I’ve come to understand that immediacy is not the path to cognitive peace. Nor does it cultivate patience; it merely satiates a chemical impulse born from the rhythm of the modern human world. I’d like to think that immediacy is nothing more than a human strategy for competitiveness—one that simultaneously soothes its own consequences (those of competitiveness) in our minds. That is its power. It accelerates us while providing a false sense of calm through satisfaction. There! Everything in its place. Only to immediately launch into the next momentum of urgency, for whatever reason. It is infinite. It is speed.

The chain of immediacy’s miracle carries an intrinsic contaminant. The cognitive price of obtaining something instantly is not free. The personal cost could range from dopamine withdrawal to the loss of perspective and values. Remember: it’s just speed.

And so, the flood of questions arrives: Do we know what price we’ll pay in exchange for having something right now? Why must we shorten processes that require a different temporality? What is the real benefit of surrendering to non-patience—which, in light of this, practically turns patience into a superpower? How many things do you know that were born from impatience? And conversely, how many emerged from patience? What is the existential quality of one versus the other?

And yet, sensing some answers, the final question: Why is it so hard for some individuals to halt this speed-above-all?

As Byung-Chul Han pointed out, we face several conflict scenarios:

  • Otherness. Difference provokes (like the human body) a reaction from the social collective against what is foreign, what is other. Thus, any form of otherness will encounter pushback from the group. As individuals, society itself pushes in the opposite direction, creating cohesion and resistance against slowness. Here, the cognitive cost is high.

  • The second—pay attention here—is that the pressure to perform no longer comes from a superior being, a boss, a master, or a third party, as it once did. Now, positivism generates an illusion of infinite freedom in the individual—“I can”—when in reality, they are enslaved by their own demands and the false belief in limitlessness. Now, we are our own bosses, the ones who push ourselves, who demand more, who deny ourselves rest, who compete, who desire. This makes it incredibly difficult to build the necessary resistance to protect ourselves and stop. What are we protecting ourselves from? Ourselves? Or is it the positivism we’ve unknowingly internalized? The process of stopping is no longer obvious because there is no external figure to blame.

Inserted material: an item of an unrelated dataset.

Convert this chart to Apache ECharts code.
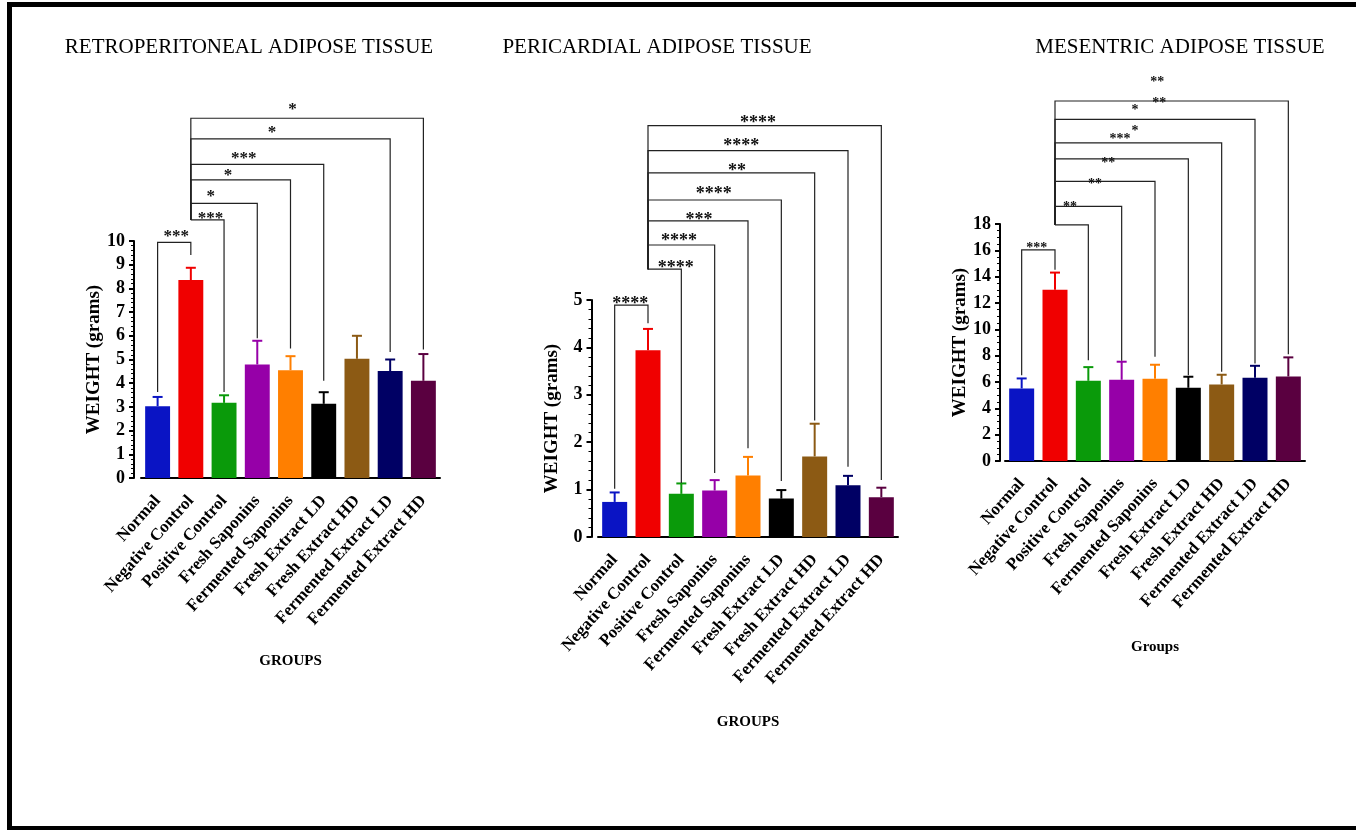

On top of this, time is not infinite for the human species. So the paradox unfolds on the plane of temporality: we run out of time while simultaneously exhausting ourselves cognitively through immediacy, through speed, believing we are making the most of it.

The way out, it seems, would be to understand the quality of our time. To recognize the cost of that quality and to become aware—I repeat, become aware—of the prices we pay when we yield to the aforementioned conflicts. It is, ultimately, about understanding that speed—driven by the desire to have everything without acknowledging real cognitive limits—or, to put it plainly, it is about understanding what we pay.

This is an elaborate process. I don’t believe it’s innate. And it’s difficult. I have the sense that it’s more likely we’ll pay the price and suffer the consequences than attempt to preemptively manage our awakening.

The energy-saving principle of our survival instinct clashes with the cognitive effort required to pause and analyze certain mental processes. That is, stopping to think, becoming aware, demands energy and time—and therefore requires exertion.

Our physical and mental evolution is not yet prepared to overcome those cognitive limits we presume to be infinite, limits that time drowns. The result is mental illness and chemical imbalances, born from our body’s clumsy translation of speed and acceleration as danger and urgency.